Love the first shot, unique and shows the cat in his natural environment. Reminds me of a magic eye...


----------



## MHarvey (Apr 9, 2009)

This cat has wonderful spotting. The ones I chase out in western Oklahoma are very plain and light. That open prairie is a bit different then florida marshes lol.


----------



## Markw (Apr 9, 2009)

Love the first shot.  Do not keep them as pets.  Dont even try it.  They do not make good pets...at all.  Beautiful shot though.

Mark


----------



## GatorTom (Apr 10, 2009)

Nice shots!  This one looks a little bigger than the ones we have in NW FL.  You can't keep a bobcat as a pet without a federal permit.  They are a pain to keep.  They need a special diet and never become tame.  Some will learn to "tolerate" their owner.


----------



## photo28 (Apr 10, 2009)

Great picture! I always wanted to see one down in florida. I almost did one day too, there were many sightings, and of course as soon as I left it showed up...


----------



## Dcrymes84 (Apr 10, 2009)

Wow i wish i had the money to travel so i could find some awesome shots like that.


----------



## JE Kay (Apr 10, 2009)

Nice work. :thumbup: Love the first one.


----------



## jdwyer (Apr 11, 2009)

EricD said:


> Waited about 20 minutes and he finally came out of the weeds as he walked across the swampy marsh...stopping to look back at us when he noticed us.


 
spotting a bobcat....never would have waited for it.....i would have run like hell!


----------



## Montana (Apr 11, 2009)

Great shots and a wonderful opportunity!  There are lots of bobcats around here in Montana, but it seems as though I am the only one that has never seen one...go figure!


----------



## Michaelaw (Apr 11, 2009)

The first shot is very nice


----------



## ShotGunNik (May 5, 2009)

Sweet shots, I got to see one when I lived In Miami and drove past Everglades.


----------



## mylo (May 8, 2009)

The fur/outer covering great for camouflage. Nice capture there!


----------



## Al-Wazeer (May 8, 2009)

first shot is really great, just love it

did you try a closer crop to the face??


----------



## LuckySo-n-So (May 8, 2009)

Dcrymes84 said:


> Wow i wish i had the money to travel so i could find some awesome shots like that.


 


> *Greenville, South carolina*




Looks like you are in the foothills of the Appalachians.  I can't imagine that there aren't absolutely gorgeous areas with lots of wildlife within an hour or two drive.  I would even be so bold to say that a 15-20 minute drive would get you there.

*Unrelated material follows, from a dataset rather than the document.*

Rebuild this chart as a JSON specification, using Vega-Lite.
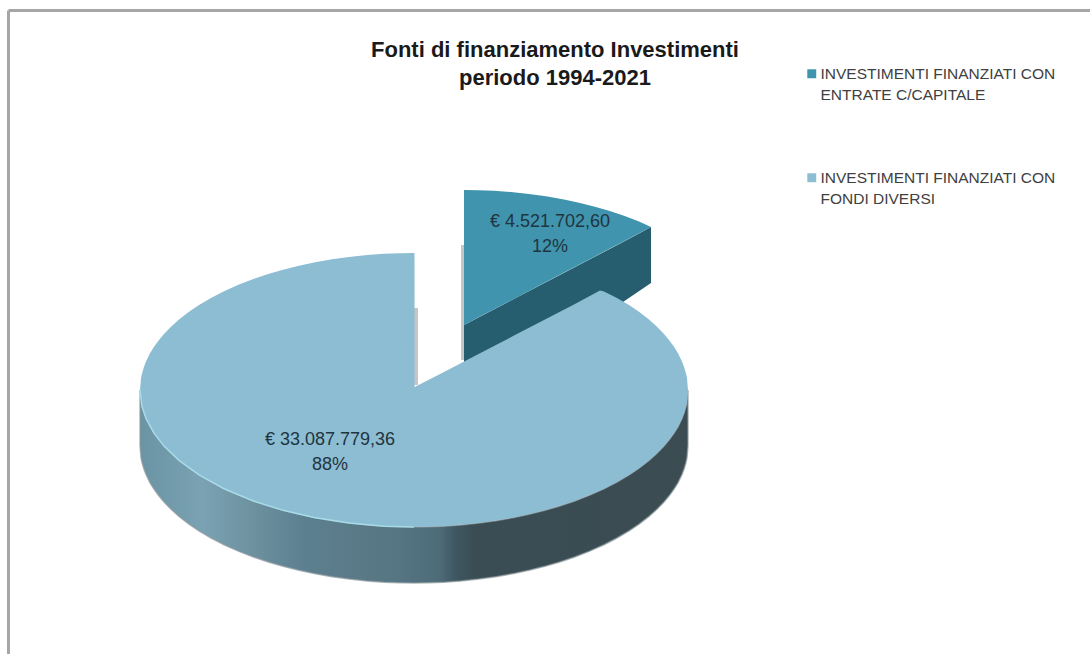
{"$schema":"https://vega.github.io/schema/vega-lite/v6.json","width":1082,"height":644,"autosize":{"type":"none"},"padding":{"left":8,"top":10,"right":0,"bottom":0},"background":"#ffffff","config":{"view":{"stroke":null}},
"title":{"text":["Fonti di finanziamento Investimenti","periodo 1994-2021"],"font":"Liberation Sans","fontSize":22,"fontWeight":"bold","color":"#1a1a1a","lineHeight":28,"anchor":"middle","dx":6,"dy":84},
"datasets":{
"shadows":[{"part":"a","x":414,"y":308,"y2":385},{"part":"a","x":418,"y":308,"y2":385},{"part":"b","x":461,"y":245,"y2":360},{"part":"b","x":465,"y":245,"y2":360}],
"wedgeSide":[{"x":464,"y":325,"y2":386},{"x":623,"y":242,"y2":302},{"x":651,"y":227,"y2":283}],
"wall":[{"x":140,"y":390,"y2":446},{"x":141,"y":401.7,"y2":457.7},{"x":142,"y":406.5,"y2":462.5},{"x":144,"y":413.3,"y2":469.3},{"x":146,"y":418.5,"y2":474.5},{"x":150,"y":426.8,"y2":482.8},{"x":154,"y":433.2,"y2":489.2},{"x":159,"y":440.1,"y2":496.1},{"x":164,"y":446.1,"y2":502.1},{"x":171,"y":453.3,"y2":509.3},{"x":179,"y":460.4,"y2":516.4},{"x":189,"y":468.2,"y2":524.2},{"x":199,"y":474.9,"y2":530.9},{"x":211,"y":482,"y2":538},{"x":224,"y":488.7,"y2":544.7},{"x":239,"y":495.4,"y2":551.4},{"x":254,"y":501.2,"y2":557.2},{"x":269,"y":506.2,"y2":562.2},{"x":284,"y":510.6,"y2":566.6},{"x":299,"y":514.3,"y2":570.3},{"x":314,"y":517.5,"y2":573.5},{"x":332,"y":520.7,"y2":576.7},{"x":349,"y":523.1,"y2":579.1},{"x":367,"y":525,"y2":581},{"x":384,"y":526.2,"y2":582.2},{"x":399,"y":526.8,"y2":582.8},{"x":414,"y":527,"y2":583},{"x":429,"y":526.8,"y2":582.8},{"x":444,"y":526.2,"y2":582.2},{"x":461,"y":525,"y2":581},{"x":479,"y":523.1,"y2":579.1},{"x":496,"y":520.7,"y2":576.7},{"x":514,"y":517.5,"y2":573.5},{"x":529,"y":514.3,"y2":570.3},{"x":544,"y":510.6,"y2":566.6},{"x":559,"y":506.2,"y2":562.2},{"x":574,"y":501.2,"y2":557.2},{"x":589,"y":495.4,"y2":551.4},{"x":604,"y":488.7,"y2":544.7},{"x":617,"y":482,"y2":538},{"x":629,"y":474.9,"y2":530.9},{"x":639,"y":468.2,"y2":524.2},{"x":649,"y":460.4,"y2":516.4},{"x":657,"y":453.3,"y2":509.3},{"x":664,"y":446.1,"y2":502.1},{"x":669,"y":440.1,"y2":496.1},{"x":674,"y":433.2,"y2":489.2},{"x":678,"y":426.8,"y2":482.8},{"x":682,"y":418.5,"y2":474.5},{"x":684,"y":413.3,"y2":469.3},{"x":686,"y":406.5,"y2":462.5},{"x":687,"y":401.7,"y2":457.7},{"x":688,"y":390,"y2":446}],
"rim":[{"x":140,"y":390},{"x":142,"y":406.5},{"x":146,"y":418.5},{"x":154,"y":433.2},{"x":164,"y":446.1},{"x":179,"y":460.4},{"x":199,"y":474.9},{"x":224,"y":488.7},{"x":254,"y":501.2},{"x":284,"y":510.6},{"x":314,"y":517.5},{"x":349,"y":523.1},{"x":384,"y":526.2},{"x":414,"y":527}],
"faces":[
{"series":"INVESTIMENTI FINANZIATI CON ENTRATE C/CAPITALE","x":464,"y":190,"y2":325},{"series":"INVESTIMENTI FINANZIATI CON ENTRATE C/CAPITALE","x":479,"y":190.2,"y2":317.1},{"series":"INVESTIMENTI FINANZIATI CON ENTRATE C/CAPITALE","x":494,"y":190.8,"y2":309.3},{"series":"INVESTIMENTI FINANZIATI CON ENTRATE C/CAPITALE","x":511,"y":192,"y2":300.4},{"series":"INVESTIMENTI FINANZIATI CON ENTRATE C/CAPITALE","x":529,"y":193.9,"y2":291},{"series":"INVESTIMENTI FINANZIATI CON ENTRATE C/CAPITALE","x":546,"y":196.3,"y2":282},{"series":"INVESTIMENTI FINANZIATI CON ENTRATE C/CAPITALE","x":564,"y":199.5,"y2":272.6},{"series":"INVESTIMENTI FINANZIATI CON ENTRATE C/CAPITALE","x":579,"y":202.7,"y2":264.7},{"series":"INVESTIMENTI FINANZIATI CON ENTRATE C/CAPITALE","x":594,"y":206.4,"y2":256.9},{"series":"INVESTIMENTI FINANZIATI CON ENTRATE C/CAPITALE","x":609,"y":210.8,"y2":249},{"series":"INVESTIMENTI FINANZIATI CON ENTRATE C/CAPITALE","x":624,"y":215.8,"y2":241.2},{"series":"INVESTIMENTI FINANZIATI CON ENTRATE C/CAPITALE","x":639,"y":221.6,"y2":233.3},{"series":"INVESTIMENTI FINANZIATI CON ENTRATE C/CAPITALE","x":651,"y":227,"y2":227},
{"series":"INVESTIMENTI FINANZIATI CON FONDI DIVERSI","x":140,"y":390,"y2":390},{"series":"INVESTIMENTI FINANZIATI CON FONDI DIVERSI","x":141,"y":378.3,"y2":401.7},{"series":"INVESTIMENTI FINANZIATI CON FONDI DIVERSI","x":142,"y":373.5,"y2":406.5},{"series":"INVESTIMENTI FINANZIATI CON FONDI DIVERSI","x":144,"y":366.7,"y2":413.3},{"series":"INVESTIMENTI FINANZIATI CON FONDI DIVERSI","x":146,"y":361.5,"y2":418.5},{"series":"INVESTIMENTI FINANZIATI CON FONDI DIVERSI","x":150,"y":353.2,"y2":426.8},{"series":"INVESTIMENTI FINANZIATI CON FONDI DIVERSI","x":154,"y":346.8,"y2":433.2},{"series":"INVESTIMENTI FINANZIATI CON FONDI DIVERSI","x":159,"y":339.9,"y2":440.1},{"series":"INVESTIMENTI FINANZIATI CON FONDI DIVERSI","x":164,"y":333.9,"y2":446.1},{"series":"INVESTIMENTI FINANZIATI CON FONDI DIVERSI","x":171,"y":326.7,"y2":453.3},{"series":"INVESTIMENTI FINANZIATI CON FONDI DIVERSI","x":179,"y":319.6,"y2":460.4},{"series":"INVESTIMENTI FINANZIATI CON FONDI DIVERSI","x":189,"y":311.8,"y2":468.2},{"series":"INVESTIMENTI FINANZIATI CON FONDI DIVERSI","x":199,"y":305.1,"y2":474.9},{"series":"INVESTIMENTI FINANZIATI CON FONDI DIVERSI","x":211,"y":298,"y2":482},{"series":"INVESTIMENTI FINANZIATI CON FONDI DIVERSI","x":224,"y":291.3,"y2":488.7},{"series":"INVESTIMENTI FINANZIATI CON FONDI DIVERSI","x":239,"y":284.6,"y2":495.4},{"series":"INVESTIMENTI FINANZIATI CON FONDI DIVERSI","x":254,"y":278.8,"y2":501.2},{"series":"INVESTIMENTI FINANZIATI CON FONDI DIVERSI","x":269,"y":273.8,"y2":506.2},{"series":"INVESTIMENTI FINANZIATI CON FONDI DIVERSI","x":284,"y":269.4,"y2":510.6},{"series":"INVESTIMENTI FINANZIATI CON FONDI DIVERSI","x":299,"y":265.7,"y2":514.3},{"series":"INVESTIMENTI FINANZIATI CON FONDI DIVERSI","x":314,"y":262.5,"y2":517.5},{"series":"INVESTIMENTI FINANZIATI CON FONDI DIVERSI","x":332,"y":259.3,"y2":520.7},{"series":"INVESTIMENTI FINANZIATI CON FONDI DIVERSI","x":349,"y":256.9,"y2":523.1},{"series":"INVESTIMENTI FINANZIATI CON FONDI DIVERSI","x":367,"y":255,"y2":525},{"series":"INVESTIMENTI FINANZIATI CON FONDI DIVERSI","x":384,"y":253.8,"y2":526.2},{"series":"INVESTIMENTI FINANZIATI CON FONDI DIVERSI","x":399,"y":253.2,"y2":526.8},{"series":"INVESTIMENTI FINANZIATI CON FONDI DIVERSI","x":414.5,"y":253,"y2":527},{"series":"INVESTIMENTI FINANZIATI CON FONDI DIVERSI","x":414.6,"y":387,"y2":527},{"series":"INVESTIMENTI FINANZIATI CON FONDI DIVERSI","x":444,"y":372,"y2":526.2},{"series":"INVESTIMENTI FINANZIATI CON FONDI DIVERSI","x":479,"y":353.8,"y2":523.1},{"series":"INVESTIMENTI FINANZIATI CON FONDI DIVERSI","x":514,"y":335.6,"y2":517.5},{"series":"INVESTIMENTI FINANZIATI CON FONDI DIVERSI","x":544,"y":320,"y2":510.6},{"series":"INVESTIMENTI FINANZIATI CON FONDI DIVERSI","x":574,"y":304.5,"y2":501.2},{"series":"INVESTIMENTI FINANZIATI CON FONDI DIVERSI","x":600,"y":290.5,"y2":490.6},{"series":"INVESTIMENTI FINANZIATI CON FONDI DIVERSI","x":604,"y":291.5,"y2":488.7},{"series":"INVESTIMENTI FINANZIATI CON FONDI DIVERSI","x":617,"y":298,"y2":482},{"series":"INVESTIMENTI FINANZIATI CON FONDI DIVERSI","x":629,"y":305.1,"y2":474.9},{"series":"INVESTIMENTI FINANZIATI CON FONDI DIVERSI","x":639,"y":311.8,"y2":468.2},{"series":"INVESTIMENTI FINANZIATI CON FONDI DIVERSI","x":649,"y":319.6,"y2":460.4},{"series":"INVESTIMENTI FINANZIATI CON FONDI DIVERSI","x":657,"y":326.7,"y2":453.3},{"series":"INVESTIMENTI FINANZIATI CON FONDI DIVERSI","x":664,"y":333.9,"y2":446.1},{"series":"INVESTIMENTI FINANZIATI CON FONDI DIVERSI","x":669,"y":339.9,"y2":440.1},{"series":"INVESTIMENTI FINANZIATI CON FONDI DIVERSI","x":674,"y":346.8,"y2":433.2},{"series":"INVESTIMENTI FINANZIATI CON FONDI DIVERSI","x":678,"y":353.2,"y2":426.8},{"series":"INVESTIMENTI FINANZIATI CON FONDI DIVERSI","x":682,"y":361.5,"y2":418.5},{"series":"INVESTIMENTI FINANZIATI CON FONDI DIVERSI","x":684,"y":366.7,"y2":413.3},{"series":"INVESTIMENTI FINANZIATI CON FONDI DIVERSI","x":686,"y":373.5,"y2":406.5},{"series":"INVESTIMENTI FINANZIATI CON FONDI DIVERSI","x":687,"y":378.3,"y2":401.7},{"series":"INVESTIMENTI FINANZIATI CON FONDI DIVERSI","x":688,"y":390,"y2":390}],
"labels":[{"x":550,"y":222,"label":"€ 4.521.702,60\n12%","value":4521702.60,"share":12},{"x":330,"y":440,"label":"€ 33.087.779,36\n88%","value":33087779.36,"share":88}]
},
"encoding":{
"x":{"field":"x","type":"quantitative","scale":{"domain":[8,1090],"nice":false,"zero":false},"axis":{"orient":"top","title":null,"labels":false,"ticks":false,"grid":false,"domain":true,"domainColor":"#a6a6a6","domainWidth":3}},
"y":{"field":"y","type":"quantitative","scale":{"domain":[654,10],"nice":false,"zero":false},"axis":{"orient":"left","title":null,"labels":false,"ticks":false,"grid":false,"domain":true,"domainColor":"#a6a6a6","domainWidth":3}}
},
"layer":[
{"data":{"name":"shadows"},"mark":{"type":"area","orient":"vertical","color":"#c6c6c6"},"encoding":{"y2":{"field":"y2"},"detail":{"field":"part"}}},
{"data":{"name":"wedgeSide"},"mark":{"type":"area","color":"#265e70"},"encoding":{"y2":{"field":"y2"}}},
{"data":{"name":"wall"},"mark":{"type":"area","stroke":"#8f9a9e","strokeWidth":1.5,"strokeOpacity":0.7,"color":{"gradient":"linear","x1":0,"x2":1,"y1":0,"y2":0,"stops":[{"offset":0,"color":"#6a93a4"},{"offset":0.115,"color":"#7aa2b3"},{"offset":0.206,"color":"#6d919f"},{"offset":0.297,"color":"#5c8090"},{"offset":0.389,"color":"#5a7a88"},{"offset":0.474,"color":"#557583"},{"offset":0.547,"color":"#4e6b78"},{"offset":0.575,"color":"#3f5763"},{"offset":0.61,"color":"#3a4d54"},{"offset":1,"color":"#3b4c52"}]}},"encoding":{"y2":{"field":"y2"}}},
{"data":{"name":"faces"},"mark":{"type":"area","orient":"vertical"},"encoding":{"y2":{"field":"y2"},"color":{"field":"series","type":"nominal","scale":{"domain":["INVESTIMENTI FINANZIATI CON ENTRATE C/CAPITALE","INVESTIMENTI FINANZIATI CON FONDI DIVERSI"],"range":["#4094ae","#8dbdd3"]},"legend":{"title":null,"orient":"none","legendX":796,"legendY":56,"symbolType":"square","symbolSize":80,"symbolStrokeWidth":0,"labelFont":"Liberation Sans","labelFontSize":15.5,"labelColor":"#404040","labelLimit":300,"labelOffset":1,"rowPadding":66,"labelExpr":"split(replace(datum.label,' CON ',' CON|'),'|')","encoding":{"labels":{"lineHeight":{"value":21}}}}}}},
{"data":{"name":"rim"},"mark":{"type":"line","color":"#a6dbe9","strokeWidth":1.5},"encoding":{}},
{"data":{"name":"labels"},"mark":{"type":"text","font":"Liberation Sans","fontSize":18,"color":"#1f3540","lineBreak":"\n","lineHeight":25,"align":"center","baseline":"middle"},"encoding":{"text":{"field":"label"}}}
]}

I think, like me, it's just a matter of getting out there.  It's really difficult to find the time.  In 20 minutes, I could be in a full fledged swamp that seems a million miles from nowhere.  In 60 minutes, I could be in the French Quarter.

But CSI is coming on in a few minutes...


----------



## Antarctican (May 8, 2009)

Good eye to spot this one hiding among the grasses like that!


----------